一歩引いて周りを引き立てる存在である為、長年にわたり特に全くキャラクターを持っていなかった。がしかし、それが仇となり、最近は熟年フリーターや暇人、仕事・アルバイトがないと言うキャラクターを付けられてしまった。さらには雑用・脇役扱いされることもある。この2つは小遊三がやる事が多い。両隣の小遊三と木久蔵が上手く絡んであげることで、徐々にではあるが面白さが引き出されてきた。それが自信となったか、他のメンバーと絡まないネタでも安定感を見せ、ときには適度な毒舌も聞かれるようになった。少なくとも以前のように視聴者をハラハラさせるような寒い場面が少なくなったのは間違いない。
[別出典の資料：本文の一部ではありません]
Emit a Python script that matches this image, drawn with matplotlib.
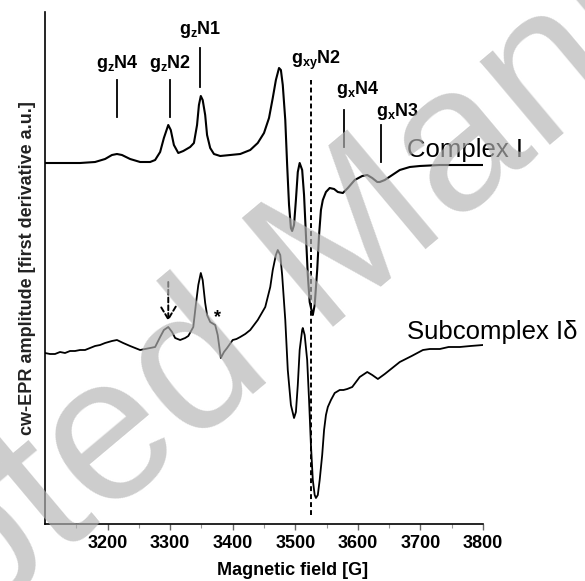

なお、『仕事が無い』事を本人も自覚しているのか、歌手デビューやラジオなどで多忙だと言う林家たい平に童謡・ももたろうの節で「(仕事を)一つ、私に下さいな」と持ちかけて座布団を没収された事もあった(たい平も「普通は逆でしょ!」と突っ込みを入れていた)。
小遊三の下ネタのたしなめ役を演じることが多いのだが、小遊三とは同学年という事でいじりやすい事情もあるとされる。これに対し、同じ圓楽一門の楽太郎は年下であるものの、7ヶ月先に真打に昇進されたり(楽太郎は3月に大日本落語すみれ会の真打に、好楽は10月に落語協会の真打になっている)、楽太郎が圓楽一門の生え抜きであるのに対して、自分は彦六一門から移籍して来た事情もあってなのか、あまり絡むことがない。ちなみに、一門での自分の香盤は楽太郎より上の2番目である(楽太郎は4番目)。かつての兄弟子だった木久蔵に対しては大ボケのフォローをすることが多い。また、逆に木久蔵も好楽をいじることがある。歌丸司会就任後は、隣の席の小遊三や木久蔵を中心に絡むことが多くなりつつあるが、どぎつさを感じさせる他のメンバーのいじり技とは一味違う、従来の優等生的な持ち味を生かしたいじり技も披露している。最近のネタでは、都都逸をモチーフしたネタで「悪知恵働く(小遊三を指して)この人よりも 黄色い着物の バカがいい」が挙げられる。
3問目当たり(特に歌の問題に多い)でよく同じ単語を連発した後「さて問題です。○○が何回出てきたでしょう?」と問題を出すこともある。